-- START Working data --
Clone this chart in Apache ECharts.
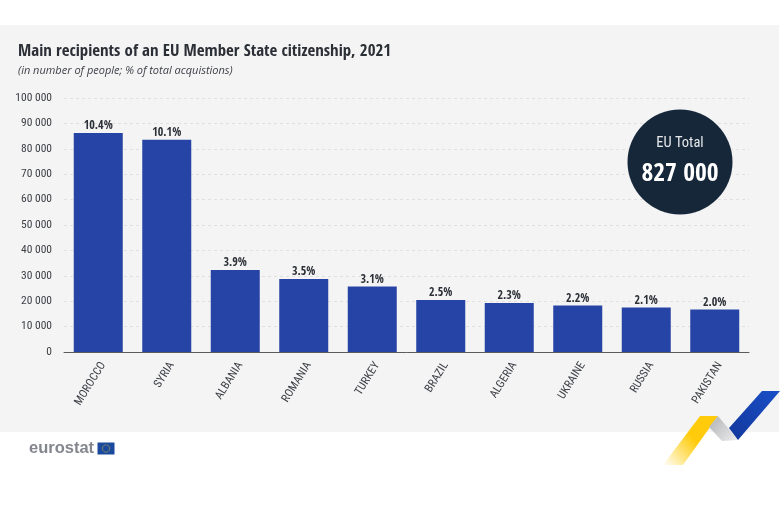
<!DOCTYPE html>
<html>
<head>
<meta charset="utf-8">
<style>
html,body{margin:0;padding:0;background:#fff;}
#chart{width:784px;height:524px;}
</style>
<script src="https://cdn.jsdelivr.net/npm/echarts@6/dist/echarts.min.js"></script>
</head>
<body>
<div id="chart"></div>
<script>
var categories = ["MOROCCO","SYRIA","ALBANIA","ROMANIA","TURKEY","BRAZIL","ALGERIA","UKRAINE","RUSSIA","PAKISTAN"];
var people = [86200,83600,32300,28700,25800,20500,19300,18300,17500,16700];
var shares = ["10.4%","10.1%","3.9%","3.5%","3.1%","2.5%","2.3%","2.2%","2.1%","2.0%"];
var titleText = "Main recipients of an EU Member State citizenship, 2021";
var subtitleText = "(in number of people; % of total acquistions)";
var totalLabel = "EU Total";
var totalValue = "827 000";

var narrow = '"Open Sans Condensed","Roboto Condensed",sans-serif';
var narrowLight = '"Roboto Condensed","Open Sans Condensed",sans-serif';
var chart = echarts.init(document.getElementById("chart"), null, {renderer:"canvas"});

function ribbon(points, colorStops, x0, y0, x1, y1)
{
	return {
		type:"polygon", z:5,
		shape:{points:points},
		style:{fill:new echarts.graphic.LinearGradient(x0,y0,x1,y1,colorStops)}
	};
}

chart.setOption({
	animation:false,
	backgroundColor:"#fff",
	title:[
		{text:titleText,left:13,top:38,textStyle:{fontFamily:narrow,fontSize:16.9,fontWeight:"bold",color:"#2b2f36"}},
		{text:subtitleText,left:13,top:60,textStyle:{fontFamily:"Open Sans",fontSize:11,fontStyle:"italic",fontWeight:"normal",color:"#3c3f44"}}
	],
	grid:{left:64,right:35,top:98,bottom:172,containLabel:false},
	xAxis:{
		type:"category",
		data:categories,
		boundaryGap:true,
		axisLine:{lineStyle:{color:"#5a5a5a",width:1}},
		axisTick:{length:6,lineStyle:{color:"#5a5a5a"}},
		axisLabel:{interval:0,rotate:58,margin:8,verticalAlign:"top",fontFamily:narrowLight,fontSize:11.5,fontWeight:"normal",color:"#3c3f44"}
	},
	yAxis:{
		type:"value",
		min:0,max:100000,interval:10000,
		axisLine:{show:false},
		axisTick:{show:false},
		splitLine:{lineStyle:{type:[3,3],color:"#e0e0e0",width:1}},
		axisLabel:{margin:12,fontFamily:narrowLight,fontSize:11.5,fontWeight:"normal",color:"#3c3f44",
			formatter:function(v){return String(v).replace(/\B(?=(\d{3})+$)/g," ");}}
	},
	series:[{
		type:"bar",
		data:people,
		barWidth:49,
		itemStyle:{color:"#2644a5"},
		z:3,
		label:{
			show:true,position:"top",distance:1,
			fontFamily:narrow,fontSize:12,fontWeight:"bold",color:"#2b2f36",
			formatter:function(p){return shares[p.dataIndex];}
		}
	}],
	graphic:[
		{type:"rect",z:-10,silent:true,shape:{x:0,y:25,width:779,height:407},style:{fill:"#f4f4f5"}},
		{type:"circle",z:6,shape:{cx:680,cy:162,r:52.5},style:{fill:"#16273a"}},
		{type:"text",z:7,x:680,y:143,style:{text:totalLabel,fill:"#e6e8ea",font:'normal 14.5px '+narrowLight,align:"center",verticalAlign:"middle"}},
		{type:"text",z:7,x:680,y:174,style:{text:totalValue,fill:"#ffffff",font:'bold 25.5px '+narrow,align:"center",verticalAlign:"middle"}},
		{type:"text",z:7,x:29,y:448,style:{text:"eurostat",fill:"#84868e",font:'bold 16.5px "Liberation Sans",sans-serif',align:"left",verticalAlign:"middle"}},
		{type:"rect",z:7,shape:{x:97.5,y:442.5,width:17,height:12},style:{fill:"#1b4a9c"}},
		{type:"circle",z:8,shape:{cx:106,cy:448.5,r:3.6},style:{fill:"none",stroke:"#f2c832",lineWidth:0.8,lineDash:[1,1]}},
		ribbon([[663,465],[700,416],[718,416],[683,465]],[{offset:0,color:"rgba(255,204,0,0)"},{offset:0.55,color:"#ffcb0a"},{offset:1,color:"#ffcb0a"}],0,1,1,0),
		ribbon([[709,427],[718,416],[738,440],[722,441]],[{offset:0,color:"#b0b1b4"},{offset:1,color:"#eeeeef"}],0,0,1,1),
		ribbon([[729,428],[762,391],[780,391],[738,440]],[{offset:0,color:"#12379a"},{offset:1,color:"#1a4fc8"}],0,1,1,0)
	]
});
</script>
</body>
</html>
-- END Working data --
-- START Working data --
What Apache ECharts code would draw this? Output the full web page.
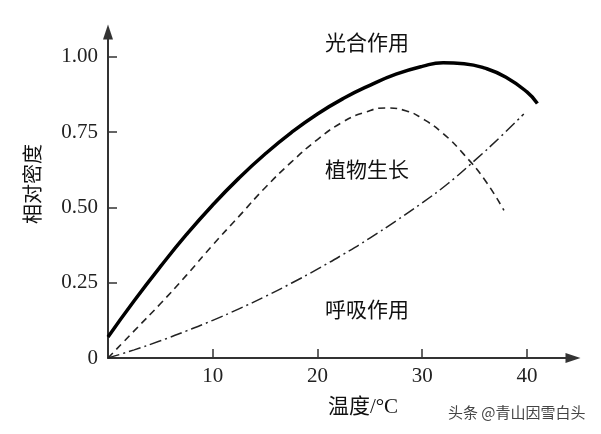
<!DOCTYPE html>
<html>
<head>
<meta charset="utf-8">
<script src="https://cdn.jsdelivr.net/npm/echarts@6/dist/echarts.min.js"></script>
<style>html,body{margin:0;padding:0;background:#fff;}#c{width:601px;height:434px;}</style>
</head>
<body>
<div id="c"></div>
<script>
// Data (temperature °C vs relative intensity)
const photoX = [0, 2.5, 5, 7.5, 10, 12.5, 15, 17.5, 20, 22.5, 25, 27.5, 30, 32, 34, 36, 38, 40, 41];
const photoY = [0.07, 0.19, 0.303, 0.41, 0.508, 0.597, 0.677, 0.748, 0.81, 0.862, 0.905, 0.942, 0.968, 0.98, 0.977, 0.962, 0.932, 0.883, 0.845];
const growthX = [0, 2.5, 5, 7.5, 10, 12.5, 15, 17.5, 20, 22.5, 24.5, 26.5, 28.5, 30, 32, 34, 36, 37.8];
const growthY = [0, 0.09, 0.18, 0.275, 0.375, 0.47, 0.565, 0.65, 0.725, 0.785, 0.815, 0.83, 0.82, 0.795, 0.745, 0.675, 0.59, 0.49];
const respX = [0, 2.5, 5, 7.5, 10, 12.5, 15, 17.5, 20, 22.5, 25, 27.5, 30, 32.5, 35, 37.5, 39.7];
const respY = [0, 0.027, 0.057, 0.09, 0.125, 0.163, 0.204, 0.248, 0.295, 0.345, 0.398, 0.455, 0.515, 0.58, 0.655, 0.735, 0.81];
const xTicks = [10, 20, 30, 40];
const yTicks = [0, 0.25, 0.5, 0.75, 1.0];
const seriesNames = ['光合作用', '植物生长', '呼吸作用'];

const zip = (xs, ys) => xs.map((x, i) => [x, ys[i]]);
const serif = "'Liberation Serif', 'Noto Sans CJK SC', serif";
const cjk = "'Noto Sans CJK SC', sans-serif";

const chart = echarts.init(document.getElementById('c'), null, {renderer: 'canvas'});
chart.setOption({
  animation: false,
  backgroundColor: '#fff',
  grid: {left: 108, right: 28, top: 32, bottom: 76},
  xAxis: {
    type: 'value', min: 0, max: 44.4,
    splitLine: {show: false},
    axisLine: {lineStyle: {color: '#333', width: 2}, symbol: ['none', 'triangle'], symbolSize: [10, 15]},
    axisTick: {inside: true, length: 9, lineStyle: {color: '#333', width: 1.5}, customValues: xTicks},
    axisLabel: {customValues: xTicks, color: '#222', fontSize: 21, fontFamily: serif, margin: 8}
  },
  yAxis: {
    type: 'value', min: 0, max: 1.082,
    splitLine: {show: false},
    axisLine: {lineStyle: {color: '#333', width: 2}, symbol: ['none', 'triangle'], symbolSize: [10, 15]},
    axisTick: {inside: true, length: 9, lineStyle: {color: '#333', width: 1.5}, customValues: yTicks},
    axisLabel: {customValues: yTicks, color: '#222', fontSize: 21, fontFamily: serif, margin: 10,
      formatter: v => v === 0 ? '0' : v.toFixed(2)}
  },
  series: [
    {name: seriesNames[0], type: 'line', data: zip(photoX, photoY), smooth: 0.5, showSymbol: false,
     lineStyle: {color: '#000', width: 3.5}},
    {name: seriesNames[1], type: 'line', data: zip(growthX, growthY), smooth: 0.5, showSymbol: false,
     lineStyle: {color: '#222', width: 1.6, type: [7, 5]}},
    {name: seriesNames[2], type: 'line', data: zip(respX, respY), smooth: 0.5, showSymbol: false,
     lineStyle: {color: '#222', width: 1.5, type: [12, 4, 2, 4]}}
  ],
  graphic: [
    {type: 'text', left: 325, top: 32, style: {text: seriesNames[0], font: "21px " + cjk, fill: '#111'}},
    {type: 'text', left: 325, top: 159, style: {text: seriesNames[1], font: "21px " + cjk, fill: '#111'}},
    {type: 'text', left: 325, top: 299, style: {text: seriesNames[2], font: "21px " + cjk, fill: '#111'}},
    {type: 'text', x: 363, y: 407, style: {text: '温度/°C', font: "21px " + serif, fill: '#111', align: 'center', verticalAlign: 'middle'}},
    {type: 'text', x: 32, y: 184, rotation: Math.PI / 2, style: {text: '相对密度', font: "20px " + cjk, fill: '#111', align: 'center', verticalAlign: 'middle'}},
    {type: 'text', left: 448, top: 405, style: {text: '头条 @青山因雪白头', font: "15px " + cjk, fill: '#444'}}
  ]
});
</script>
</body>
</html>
-- END Working data --
• **Work required**
Copy every line of the records above that contains "this".

• **Complete answer**
Clone this chart in Apache ECharts.
What Apache ECharts code would draw this? Output the full web page.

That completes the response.